Pictures do not belong in your copy. Repeat all the other data exactly.

____ Data

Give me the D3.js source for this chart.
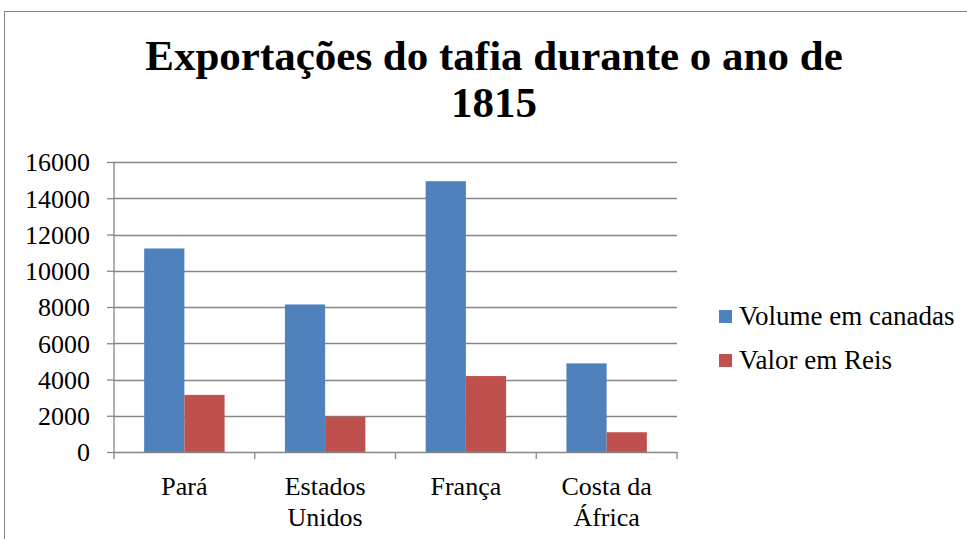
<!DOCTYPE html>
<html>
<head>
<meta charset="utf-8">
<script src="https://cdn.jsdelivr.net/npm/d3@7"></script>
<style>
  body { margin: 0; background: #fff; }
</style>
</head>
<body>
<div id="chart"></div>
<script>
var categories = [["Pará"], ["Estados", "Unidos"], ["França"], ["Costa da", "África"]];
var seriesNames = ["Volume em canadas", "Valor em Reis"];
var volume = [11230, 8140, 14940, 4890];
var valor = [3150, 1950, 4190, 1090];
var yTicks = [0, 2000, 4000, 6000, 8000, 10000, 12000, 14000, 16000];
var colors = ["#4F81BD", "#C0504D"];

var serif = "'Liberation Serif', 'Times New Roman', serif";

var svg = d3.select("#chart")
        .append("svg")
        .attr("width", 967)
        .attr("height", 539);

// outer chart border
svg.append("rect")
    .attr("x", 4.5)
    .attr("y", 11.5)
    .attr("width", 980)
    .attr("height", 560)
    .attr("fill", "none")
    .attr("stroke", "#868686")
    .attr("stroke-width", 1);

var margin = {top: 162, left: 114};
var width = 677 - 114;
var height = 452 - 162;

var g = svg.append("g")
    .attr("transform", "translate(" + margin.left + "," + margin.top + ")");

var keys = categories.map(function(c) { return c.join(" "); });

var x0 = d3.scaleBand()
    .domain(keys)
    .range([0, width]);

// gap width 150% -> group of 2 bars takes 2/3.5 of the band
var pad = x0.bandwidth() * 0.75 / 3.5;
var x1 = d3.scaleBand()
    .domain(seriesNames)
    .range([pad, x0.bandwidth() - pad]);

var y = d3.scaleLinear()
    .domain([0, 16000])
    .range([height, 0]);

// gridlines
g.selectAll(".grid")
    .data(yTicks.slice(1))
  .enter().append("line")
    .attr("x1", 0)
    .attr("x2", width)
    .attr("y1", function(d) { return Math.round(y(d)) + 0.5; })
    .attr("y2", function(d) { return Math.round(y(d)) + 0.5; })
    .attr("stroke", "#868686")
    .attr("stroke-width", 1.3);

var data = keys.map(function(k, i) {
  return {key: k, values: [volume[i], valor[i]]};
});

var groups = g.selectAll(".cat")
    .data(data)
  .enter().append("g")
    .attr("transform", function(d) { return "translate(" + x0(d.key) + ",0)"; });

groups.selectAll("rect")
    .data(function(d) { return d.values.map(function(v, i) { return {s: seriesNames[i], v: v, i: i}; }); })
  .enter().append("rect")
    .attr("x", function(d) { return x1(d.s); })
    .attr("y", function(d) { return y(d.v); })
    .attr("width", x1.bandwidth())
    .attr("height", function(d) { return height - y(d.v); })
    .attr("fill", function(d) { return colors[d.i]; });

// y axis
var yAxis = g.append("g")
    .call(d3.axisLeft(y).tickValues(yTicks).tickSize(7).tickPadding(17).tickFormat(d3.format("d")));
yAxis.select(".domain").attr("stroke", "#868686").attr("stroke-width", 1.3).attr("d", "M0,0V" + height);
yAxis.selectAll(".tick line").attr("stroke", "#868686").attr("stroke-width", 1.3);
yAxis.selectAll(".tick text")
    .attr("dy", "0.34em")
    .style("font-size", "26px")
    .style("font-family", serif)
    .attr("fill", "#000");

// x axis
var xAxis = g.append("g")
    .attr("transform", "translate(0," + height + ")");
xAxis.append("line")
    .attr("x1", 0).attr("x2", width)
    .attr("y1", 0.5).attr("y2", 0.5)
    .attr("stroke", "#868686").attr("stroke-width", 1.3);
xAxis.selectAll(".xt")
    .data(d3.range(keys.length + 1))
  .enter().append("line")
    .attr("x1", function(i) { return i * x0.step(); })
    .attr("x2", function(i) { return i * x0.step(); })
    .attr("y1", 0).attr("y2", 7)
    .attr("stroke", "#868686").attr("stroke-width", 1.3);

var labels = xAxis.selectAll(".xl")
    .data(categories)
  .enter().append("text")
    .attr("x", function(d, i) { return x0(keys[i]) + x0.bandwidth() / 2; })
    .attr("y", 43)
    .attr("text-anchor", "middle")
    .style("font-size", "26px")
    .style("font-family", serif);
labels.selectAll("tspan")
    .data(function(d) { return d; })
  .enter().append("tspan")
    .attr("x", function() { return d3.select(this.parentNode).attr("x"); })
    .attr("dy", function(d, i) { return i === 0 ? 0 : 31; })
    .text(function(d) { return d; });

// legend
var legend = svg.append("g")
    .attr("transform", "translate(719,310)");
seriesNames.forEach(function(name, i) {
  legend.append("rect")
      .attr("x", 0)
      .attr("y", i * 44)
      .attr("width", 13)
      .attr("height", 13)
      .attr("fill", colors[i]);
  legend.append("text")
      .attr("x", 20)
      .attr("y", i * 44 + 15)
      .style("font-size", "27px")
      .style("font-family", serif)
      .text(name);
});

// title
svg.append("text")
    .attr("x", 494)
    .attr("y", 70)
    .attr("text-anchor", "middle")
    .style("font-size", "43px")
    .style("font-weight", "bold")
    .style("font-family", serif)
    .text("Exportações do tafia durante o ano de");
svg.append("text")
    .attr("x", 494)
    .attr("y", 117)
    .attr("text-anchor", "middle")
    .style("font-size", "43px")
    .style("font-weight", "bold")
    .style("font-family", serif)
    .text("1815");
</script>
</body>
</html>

________

# [Answer below]
Give me the D3.js source for this chart.
<!DOCTYPE html>
<html>
<head>
<meta charset="utf-8">
<script src="https://cdn.jsdelivr.net/npm/d3@7"></script>
<style>
  body { margin: 0; background: #fff; }
</style>
</head>
<body>
<div id="chart"></div>
<script>
var categories = [["Pará"], ["Estados", "Unidos"], ["França"], ["Costa da", "África"]];
var seriesNames = ["Volume em canadas", "Valor em Reis"];
var volume = [11230, 8140, 14940, 4890];
var valor = [3150, 1950, 4190, 1090];
var yTicks = [0, 2000, 4000, 6000, 8000, 10000, 12000, 14000, 16000];
var colors = ["#4F81BD", "#C0504D"];

var serif = "'Liberation Serif', 'Times New Roman', serif";

var svg = d3.select("#chart")
        .append("svg")
        .attr("width", 967)
        .attr("height", 539);

// outer chart border
svg.append("rect")
    .attr("x", 4.5)
    .attr("y", 11.5)
    .attr("width", 980)
    .attr("height", 560)
    .attr("fill", "none")
    .attr("stroke", "#868686")
    .attr("stroke-width", 1);

var margin = {top: 162, left: 114};
var width = 677 - 114;
var height = 452 - 162;

var g = svg.append("g")
    .attr("transform", "translate(" + margin.left + "," + margin.top + ")");

var keys = categories.map(function(c) { return c.join(" "); });

var x0 = d3.scaleBand()
    .domain(keys)
    .range([0, width]);

// gap width 150% -> group of 2 bars takes 2/3.5 of the band
var pad = x0.bandwidth() * 0.75 / 3.5;
var x1 = d3.scaleBand()
    .domain(seriesNames)
    .range([pad, x0.bandwidth() - pad]);

var y = d3.scaleLinear()
    .domain([0, 16000])
    .range([height, 0]);

// gridlines
g.selectAll(".grid")
    .data(yTicks.slice(1))
  .enter().append("line")
    .attr("x1", 0)
    .attr("x2", width)
    .attr("y1", function(d) { return Math.round(y(d)) + 0.5; })
    .attr("y2", function(d) { return Math.round(y(d)) + 0.5; })
    .attr("stroke", "#868686")
    .attr("stroke-width", 1.3);

var data = keys.map(function(k, i) {
  return {key: k, values: [volume[i], valor[i]]};
});

var groups = g.selectAll(".cat")
    .data(data)
  .enter().append("g")
    .attr("transform", function(d) { return "translate(" + x0(d.key) + ",0)"; });

groups.selectAll("rect")
    .data(function(d) { return d.values.map(function(v, i) { return {s: seriesNames[i], v: v, i: i}; }); })
  .enter().append("rect")
    .attr("x", function(d) { return x1(d.s); })
    .attr("y", function(d) { return y(d.v); })
    .attr("width", x1.bandwidth())
    .attr("height", function(d) { return height - y(d.v); })
    .attr("fill", function(d) { return colors[d.i]; });

// y axis
var yAxis = g.append("g")
    .call(d3.axisLeft(y).tickValues(yTicks).tickSize(7).tickPadding(17).tickFormat(d3.format("d")));
yAxis.select(".domain").attr("stroke", "#868686").attr("stroke-width", 1.3).attr("d", "M0,0V" + height);
yAxis.selectAll(".tick line").attr("stroke", "#868686").attr("stroke-width", 1.3);
yAxis.selectAll(".tick text")
    .attr("dy", "0.34em")
    .style("font-size", "26px")
    .style("font-family", serif)
    .attr("fill", "#000");

// x axis
var xAxis = g.append("g")
    .attr("transform", "translate(0," + height + ")");
xAxis.append("line")
    .attr("x1", 0).attr("x2", width)
    .attr("y1", 0.5).attr("y2", 0.5)
    .attr("stroke", "#868686").attr("stroke-width", 1.3);
xAxis.selectAll(".xt")
    .data(d3.range(keys.length + 1))
  .enter().append("line")
    .attr("x1", function(i) { return i * x0.step(); })
    .attr("x2", function(i) { return i * x0.step(); })
    .attr("y1", 0).attr("y2", 7)
    .attr("stroke", "#868686").attr("stroke-width", 1.3);

var labels = xAxis.selectAll(".xl")
    .data(categories)
  .enter().append("text")
    .attr("x", function(d, i) { return x0(keys[i]) + x0.bandwidth() / 2; })
    .attr("y", 43)
    .attr("text-anchor", "middle")
    .style("font-size", "26px")
    .style("font-family", serif);
labels.selectAll("tspan")
    .data(function(d) { return d; })
  .enter().append("tspan")
    .attr("x", function() { return d3.select(this.parentNode).attr("x"); })
    .attr("dy", function(d, i) { return i === 0 ? 0 : 31; })
    .text(function(d) { return d; });

// legend
var legend = svg.append("g")
    .attr("transform", "translate(719,310)");
seriesNames.forEach(function(name, i) {
  legend.append("rect")
      .attr("x", 0)
      .attr("y", i * 44)
      .attr("width", 13)
      .attr("height", 13)
      .attr("fill", colors[i]);
  legend.append("text")
      .attr("x", 20)
      .attr("y", i * 44 + 15)
      .style("font-size", "27px")
      .style("font-family", serif)
      .text(name);
});

// title
svg.append("text")
    .attr("x", 494)
    .attr("y", 70)
    .attr("text-anchor", "middle")
    .style("font-size", "43px")
    .style("font-weight", "bold")
    .style("font-family", serif)
    .text("Exportações do tafia durante o ano de");
svg.append("text")
    .attr("x", 494)
    .attr("y", 117)
    .attr("text-anchor", "middle")
    .style("font-size", "43px")
    .style("font-weight", "bold")
    .style("font-family", serif)
    .text("1815");
</script>
</body>
</html>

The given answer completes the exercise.